Tra il 1800 e il 1900, nella punta calabrese si piantano bergamotteti e l’economia è florida: “Nel 1956, il mio nonno in un solo anno guadagnò 16 milioni di lire dalla vendita dell’olio essenziale, chi produceva bergamotto allora viveva bene”. Di lì a pochi anni però, con il rapido sviluppo dell’industria chimica e l’arrivo sul mercato di fragranze di sintesi a poco prezzo, l’industria del bergamotto crolla. “In due anni non si riescono neanche più a coprire le spese. La crisi va avanti per tre decenni, fino agli anni Novanta, quando si ricomincia pian piano a valorizzare l’essenza naturale”. Se Ugo Sergi è un “Campione d’Italia” per aver creato un’alternativa a un sistema puntando su qualità, sostenibilità ambientale e giusto compenso per gli agricoltori, il padre e molti altri coltivatori della zona lo sono stati per aver resistito anni, senza mai mollare.

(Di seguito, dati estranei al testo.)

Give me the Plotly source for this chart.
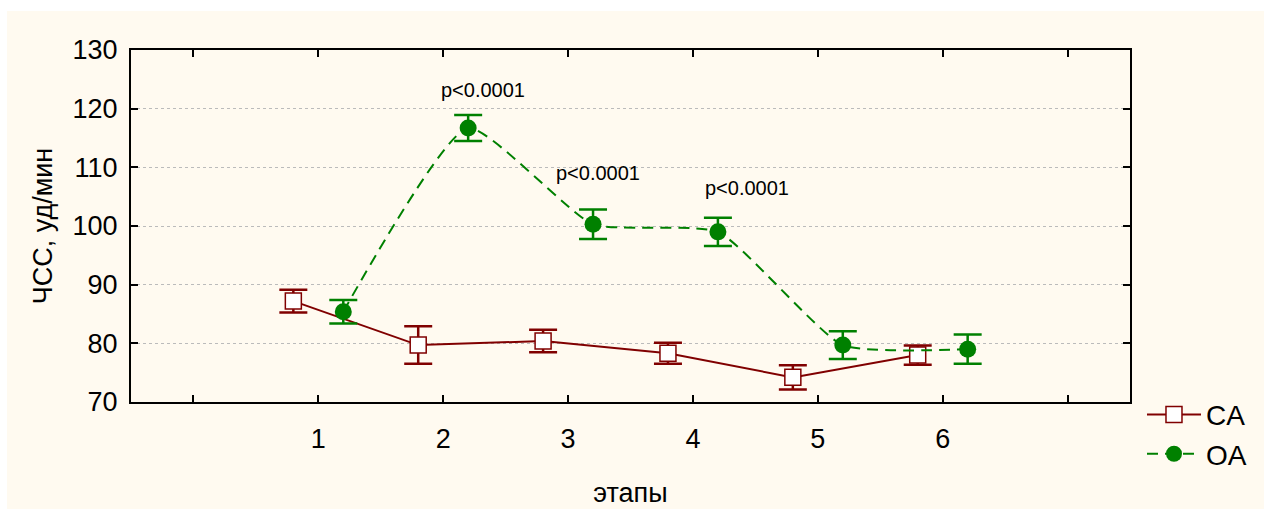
import plotly.graph_objects as go

# Stages and heart-rate means (bpm) with error half-widths
stages = [1, 2, 3, 4, 5, 6]
ca_mean = [87.2, 79.7, 80.4, 78.3, 74.2, 78.0]
ca_err = [1.95, 3.2, 1.9, 1.8, 2.05, 1.65]
oa_mean = [85.4, 116.7, 100.3, 99.0, 79.7, 79.0]
oa_err = [2.0, 2.2, 2.5, 2.4, 2.35, 2.5]

# significance labels: stage, y position, text
p_stage = [2.32, 3.24, 4.43]
p_y = [123.2, 109.0, 106.4]
p_text = ["p<0.0001", "p<0.0001", "p<0.0001"]

offset = 0.2
RED = "#800000"
GREEN = "#008000"
FONT = "Liberation Sans, Arial, sans-serif"

fig = go.Figure()

fig.add_trace(go.Scatter(
    x=[s - offset for s in stages], y=ca_mean, name="CA",
    mode="lines+markers",
    line=dict(color=RED, width=2),
    marker=dict(symbol="square", size=16, color="white",
                line=dict(color=RED, width=1.5)),
    error_y=dict(type="data", array=ca_err, visible=True,
                 color=RED, thickness=2.5, width=14),
))

fig.add_trace(go.Scatter(
    x=[s + offset for s in stages], y=oa_mean, name="OA",
    mode="lines+markers",
    line=dict(color=GREEN, width=2, dash="11px,7px", shape="spline", smoothing=0.5),
    marker=dict(symbol="circle", size=17, color=GREEN),
    error_y=dict(type="data", array=oa_err, visible=True,
                 color=GREEN, thickness=2.5, width=14),
))

for sx, sy, txt in zip(p_stage, p_y, p_text):
    fig.add_annotation(x=sx, y=sy, text=txt, showarrow=False,
                       font=dict(family=FONT, size=20, color="black"))

# cream panel behind the plot area
fig.add_shape(type="rect", xref="paper", yref="paper",
              x0=-0.1241, x1=1.14, y0=-0.31, y1=1.1108,
              fillcolor="#FFFAF0", line=dict(width=0), layer="below")

fig.update_layout(
    width=1264, height=509,
    margin=dict(l=131, r=134, t=50, b=107, autoexpand=False),
    paper_bgcolor="white",
    plot_bgcolor="white",
    font=dict(family=FONT, size=27, color="black"),
    legend=dict(x=1.012, y=0.035, xanchor="left", yanchor="top",
                bgcolor="rgba(0,0,0,0)", font=dict(size=28),
                tracegroupgap=0, itemwidth=54),
    showlegend=True,
)

fig.update_xaxes(
    range=[-0.5, 7.5],
    tickvals=[0, 1, 2, 3, 4, 5, 6, 7],
    ticktext=["", "1", "2", "3", "4", "5", "6", ""],
    ticks="inside", ticklen=7, tickwidth=2, tickcolor="black",
    ticklabelstandoff=12,
    showline=True, linecolor="black", linewidth=2, mirror="ticks",
    showgrid=False, zeroline=False, automargin=False,
    tickfont=dict(size=27),
    title=dict(text="этапы", font=dict(size=27), standoff=30),
)

fig.update_yaxes(
    range=[70, 130],
    tickvals=[70, 80, 90, 100, 110, 120, 130],
    ticks="inside", ticklen=7, tickwidth=2, tickcolor="black",
    ticklabelstandoff=6,
    showline=True, linecolor="black", linewidth=2, mirror="ticks",
    showgrid=True, gridcolor="#BBBBBB", griddash="dot", gridwidth=1,
    zeroline=False, automargin=False,
    tickfont=dict(size=27),
    title=dict(text="ЧСС, уд/мин", font=dict(size=27), standoff=12),
)

fig.write_html("out.html")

“Mio padre si è ostinato a coltivare il bergamotto senza ricavarne nulla. Aveva cercato un altro lavoro per prendere i soldi e abbuttarli nell’azienda agricola. Per risparmiare, aveva perso anche il vizio del fumo”. Allo stesso tempo, il padre obbliga Ugo ad andare via dalla sua terra. “Quando mio padre è morto, facevo l’avvocato, ma non mi piaceva. Così sono tornato e ho preso in mano l’azienda. È stato allora che ho capito perché mio padre e altri non avevano mai mollato: un po’ per la testa dura e la speranza di un ritorno dell’età dell’oro, ma soprattutto perché la fragranza di bergamotto, come si è scoperto una ventina di anni fa, predispone in modo positivo alla vita e dà benessere. Solo così posso spiegarmi una capacità di resistere durata trent’anni”.

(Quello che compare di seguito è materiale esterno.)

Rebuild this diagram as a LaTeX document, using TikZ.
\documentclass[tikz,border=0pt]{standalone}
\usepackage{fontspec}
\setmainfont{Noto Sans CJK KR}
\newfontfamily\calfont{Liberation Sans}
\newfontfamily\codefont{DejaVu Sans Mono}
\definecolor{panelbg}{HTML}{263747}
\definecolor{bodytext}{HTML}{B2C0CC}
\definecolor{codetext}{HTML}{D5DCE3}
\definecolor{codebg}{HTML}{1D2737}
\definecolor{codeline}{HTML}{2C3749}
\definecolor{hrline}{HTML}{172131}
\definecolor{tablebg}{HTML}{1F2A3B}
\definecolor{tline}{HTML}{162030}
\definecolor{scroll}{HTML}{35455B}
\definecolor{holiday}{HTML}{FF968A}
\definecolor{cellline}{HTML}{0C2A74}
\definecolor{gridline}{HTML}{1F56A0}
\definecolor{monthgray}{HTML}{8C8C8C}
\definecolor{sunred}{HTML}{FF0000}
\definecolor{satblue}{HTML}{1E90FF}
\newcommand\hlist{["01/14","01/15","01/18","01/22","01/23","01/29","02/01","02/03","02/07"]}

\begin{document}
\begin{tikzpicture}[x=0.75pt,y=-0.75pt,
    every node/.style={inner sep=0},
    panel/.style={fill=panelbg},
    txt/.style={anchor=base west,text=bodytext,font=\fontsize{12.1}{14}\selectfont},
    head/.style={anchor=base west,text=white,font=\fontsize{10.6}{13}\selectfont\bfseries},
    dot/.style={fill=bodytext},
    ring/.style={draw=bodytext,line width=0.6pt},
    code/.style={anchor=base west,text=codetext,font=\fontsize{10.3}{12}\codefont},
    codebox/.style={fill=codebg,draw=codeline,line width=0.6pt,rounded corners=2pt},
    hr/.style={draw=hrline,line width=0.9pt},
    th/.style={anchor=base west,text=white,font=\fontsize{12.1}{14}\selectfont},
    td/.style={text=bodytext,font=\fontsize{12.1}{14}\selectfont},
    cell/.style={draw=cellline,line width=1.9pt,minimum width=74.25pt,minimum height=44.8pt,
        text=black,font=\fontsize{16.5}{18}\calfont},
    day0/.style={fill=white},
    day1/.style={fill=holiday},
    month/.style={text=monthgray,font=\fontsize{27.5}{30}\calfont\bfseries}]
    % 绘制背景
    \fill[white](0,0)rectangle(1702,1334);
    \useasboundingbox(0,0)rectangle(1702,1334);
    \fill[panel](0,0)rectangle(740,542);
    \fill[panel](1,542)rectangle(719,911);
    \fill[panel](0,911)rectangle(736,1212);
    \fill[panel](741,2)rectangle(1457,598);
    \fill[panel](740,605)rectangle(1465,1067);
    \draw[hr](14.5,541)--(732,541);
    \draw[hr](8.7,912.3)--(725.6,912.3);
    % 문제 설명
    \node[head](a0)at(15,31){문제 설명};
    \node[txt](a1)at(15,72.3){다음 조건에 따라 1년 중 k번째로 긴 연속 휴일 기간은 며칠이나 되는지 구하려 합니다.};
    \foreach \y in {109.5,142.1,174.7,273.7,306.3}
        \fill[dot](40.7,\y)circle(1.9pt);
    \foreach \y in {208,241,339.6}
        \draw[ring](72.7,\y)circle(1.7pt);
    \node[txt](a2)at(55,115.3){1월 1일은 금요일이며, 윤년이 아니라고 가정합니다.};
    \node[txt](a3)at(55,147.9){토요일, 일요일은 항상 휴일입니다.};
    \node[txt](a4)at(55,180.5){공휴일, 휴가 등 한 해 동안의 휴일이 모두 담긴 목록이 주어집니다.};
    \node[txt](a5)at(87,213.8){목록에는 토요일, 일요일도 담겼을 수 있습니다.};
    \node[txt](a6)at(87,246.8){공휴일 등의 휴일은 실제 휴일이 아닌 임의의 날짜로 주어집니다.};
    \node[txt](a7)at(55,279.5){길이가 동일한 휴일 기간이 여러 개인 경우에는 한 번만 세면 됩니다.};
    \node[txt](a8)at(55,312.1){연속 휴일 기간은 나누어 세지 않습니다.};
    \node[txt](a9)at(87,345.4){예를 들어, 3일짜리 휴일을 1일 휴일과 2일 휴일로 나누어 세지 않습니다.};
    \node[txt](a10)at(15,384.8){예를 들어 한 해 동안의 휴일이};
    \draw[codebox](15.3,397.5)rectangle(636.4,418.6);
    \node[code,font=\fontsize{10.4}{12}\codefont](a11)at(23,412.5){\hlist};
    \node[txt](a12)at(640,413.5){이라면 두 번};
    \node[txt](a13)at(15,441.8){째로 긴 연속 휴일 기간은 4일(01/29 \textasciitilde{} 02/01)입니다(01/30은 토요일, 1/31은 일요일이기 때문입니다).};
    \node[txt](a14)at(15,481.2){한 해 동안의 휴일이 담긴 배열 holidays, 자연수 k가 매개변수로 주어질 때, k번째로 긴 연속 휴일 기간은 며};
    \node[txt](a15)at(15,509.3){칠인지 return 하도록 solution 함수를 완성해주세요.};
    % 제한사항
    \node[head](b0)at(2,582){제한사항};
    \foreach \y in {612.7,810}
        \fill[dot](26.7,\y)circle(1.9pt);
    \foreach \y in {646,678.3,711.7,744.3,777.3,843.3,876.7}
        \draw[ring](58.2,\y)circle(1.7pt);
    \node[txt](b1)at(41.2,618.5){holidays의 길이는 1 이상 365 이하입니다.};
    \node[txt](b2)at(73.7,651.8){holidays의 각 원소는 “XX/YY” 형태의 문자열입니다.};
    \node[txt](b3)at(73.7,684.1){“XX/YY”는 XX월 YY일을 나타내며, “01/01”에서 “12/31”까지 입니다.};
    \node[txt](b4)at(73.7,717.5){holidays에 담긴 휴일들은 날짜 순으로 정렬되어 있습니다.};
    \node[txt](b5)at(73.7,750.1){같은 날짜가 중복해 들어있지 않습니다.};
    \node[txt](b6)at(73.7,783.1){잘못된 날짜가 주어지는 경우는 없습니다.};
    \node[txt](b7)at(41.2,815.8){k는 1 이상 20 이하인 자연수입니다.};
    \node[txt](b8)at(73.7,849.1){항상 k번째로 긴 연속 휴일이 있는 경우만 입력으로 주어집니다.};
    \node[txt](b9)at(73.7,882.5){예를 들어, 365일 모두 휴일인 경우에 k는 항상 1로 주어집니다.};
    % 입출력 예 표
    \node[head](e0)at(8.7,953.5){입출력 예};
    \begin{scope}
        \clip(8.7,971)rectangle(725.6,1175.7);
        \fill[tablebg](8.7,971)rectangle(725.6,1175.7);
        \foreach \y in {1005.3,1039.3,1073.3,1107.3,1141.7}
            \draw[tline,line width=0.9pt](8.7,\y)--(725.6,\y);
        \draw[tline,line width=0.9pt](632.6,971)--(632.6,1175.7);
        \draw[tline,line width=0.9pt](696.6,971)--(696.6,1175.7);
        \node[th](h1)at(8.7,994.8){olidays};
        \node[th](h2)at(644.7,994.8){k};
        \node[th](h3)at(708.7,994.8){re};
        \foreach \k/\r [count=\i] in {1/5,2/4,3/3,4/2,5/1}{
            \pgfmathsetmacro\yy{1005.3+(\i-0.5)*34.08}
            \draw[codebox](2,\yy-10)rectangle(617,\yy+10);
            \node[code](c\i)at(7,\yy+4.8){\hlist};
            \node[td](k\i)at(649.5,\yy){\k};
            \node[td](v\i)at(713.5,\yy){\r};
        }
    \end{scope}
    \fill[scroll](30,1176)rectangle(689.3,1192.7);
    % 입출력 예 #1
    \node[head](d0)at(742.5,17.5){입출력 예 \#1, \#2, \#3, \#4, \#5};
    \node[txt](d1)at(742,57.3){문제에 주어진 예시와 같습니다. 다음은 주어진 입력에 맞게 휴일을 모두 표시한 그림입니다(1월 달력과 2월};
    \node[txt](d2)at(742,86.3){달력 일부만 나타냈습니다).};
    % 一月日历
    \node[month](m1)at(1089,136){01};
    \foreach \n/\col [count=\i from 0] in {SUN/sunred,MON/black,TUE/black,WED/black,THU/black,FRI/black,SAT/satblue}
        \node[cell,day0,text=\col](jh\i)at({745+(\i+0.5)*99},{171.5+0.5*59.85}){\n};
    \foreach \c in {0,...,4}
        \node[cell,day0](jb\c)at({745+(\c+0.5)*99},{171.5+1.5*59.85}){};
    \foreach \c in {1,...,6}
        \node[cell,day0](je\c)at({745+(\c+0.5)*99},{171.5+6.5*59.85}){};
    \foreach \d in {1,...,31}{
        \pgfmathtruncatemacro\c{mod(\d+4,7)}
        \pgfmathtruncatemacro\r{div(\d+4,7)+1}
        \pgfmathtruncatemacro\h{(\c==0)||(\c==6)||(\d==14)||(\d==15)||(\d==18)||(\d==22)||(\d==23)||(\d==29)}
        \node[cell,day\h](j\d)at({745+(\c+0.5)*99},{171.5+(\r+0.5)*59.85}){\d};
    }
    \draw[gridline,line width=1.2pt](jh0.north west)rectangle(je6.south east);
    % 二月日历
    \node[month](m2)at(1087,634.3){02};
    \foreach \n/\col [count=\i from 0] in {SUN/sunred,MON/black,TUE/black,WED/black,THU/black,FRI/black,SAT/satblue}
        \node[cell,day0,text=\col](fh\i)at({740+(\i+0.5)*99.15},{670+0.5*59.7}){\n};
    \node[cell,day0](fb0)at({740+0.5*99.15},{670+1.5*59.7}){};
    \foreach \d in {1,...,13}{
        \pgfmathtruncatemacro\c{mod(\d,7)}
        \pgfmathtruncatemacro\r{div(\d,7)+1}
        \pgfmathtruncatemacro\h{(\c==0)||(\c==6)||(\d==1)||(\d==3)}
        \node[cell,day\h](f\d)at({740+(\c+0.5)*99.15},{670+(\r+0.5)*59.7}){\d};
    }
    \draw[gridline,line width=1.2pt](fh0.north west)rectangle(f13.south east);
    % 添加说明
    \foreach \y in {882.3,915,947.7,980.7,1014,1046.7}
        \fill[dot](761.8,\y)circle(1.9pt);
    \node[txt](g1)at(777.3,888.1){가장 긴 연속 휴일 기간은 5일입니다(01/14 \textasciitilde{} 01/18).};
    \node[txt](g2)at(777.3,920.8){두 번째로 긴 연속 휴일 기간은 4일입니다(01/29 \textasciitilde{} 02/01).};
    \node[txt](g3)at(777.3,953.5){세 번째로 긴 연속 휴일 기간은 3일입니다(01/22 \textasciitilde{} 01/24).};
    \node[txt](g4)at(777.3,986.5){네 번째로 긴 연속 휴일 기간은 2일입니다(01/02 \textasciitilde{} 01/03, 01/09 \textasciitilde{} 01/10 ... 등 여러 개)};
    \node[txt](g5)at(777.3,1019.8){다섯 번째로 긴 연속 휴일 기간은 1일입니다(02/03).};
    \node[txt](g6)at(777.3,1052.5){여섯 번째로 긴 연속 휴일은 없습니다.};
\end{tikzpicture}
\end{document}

Per l’azienda di Sergi la svolta è arrivata nel 1996, quando attraverso una giornalista francese entra per caso in contatto con l’azienda britannica The Body Shop. “Un giorno, l’amministratrice è piombata qui con i suoi collaboratori, e da quel primo incontro è nato un rapporto duraturo. Grazie a loro sono entrato sul mercato in modo autonomo”. È il primo passo per la nascita di Assobioberg, un consorzio di produttori biologici di olio essenziale, partito con tre soci e oggi arrivato a coinvolgere 18 produttori. “Qui per decenni ha comandato una sola azienda che ha creato un monopsonio, ossia una situazione di doppio imbuto, come unico tramite tra le piccole imprese di produzione e il mercato. Il nostro gruppo è riuscito a rompere questa logica. Per un’area come la nostra, afflitta da criminalità organizzata e mancanza di lavoro, è una rivoluzione”. Certo, non è stato semplice – “da allora subiamo controlli a tappeto” -, ma oggi Assobioberg commercializza più di 5.500 litri di olio essenziale biologico di bergamotto all’anno, e ha clienti in tutto il mondo, da Seattle a Tokio, passando per Corea del Sud, Australia, Cina, India. “Vendiamo soprattutto ad aziende cosmetiche, ma anche al settore del tè”. Da quella tazza di té in Danimarca, Ugo Sergi ne ha fatta di strada.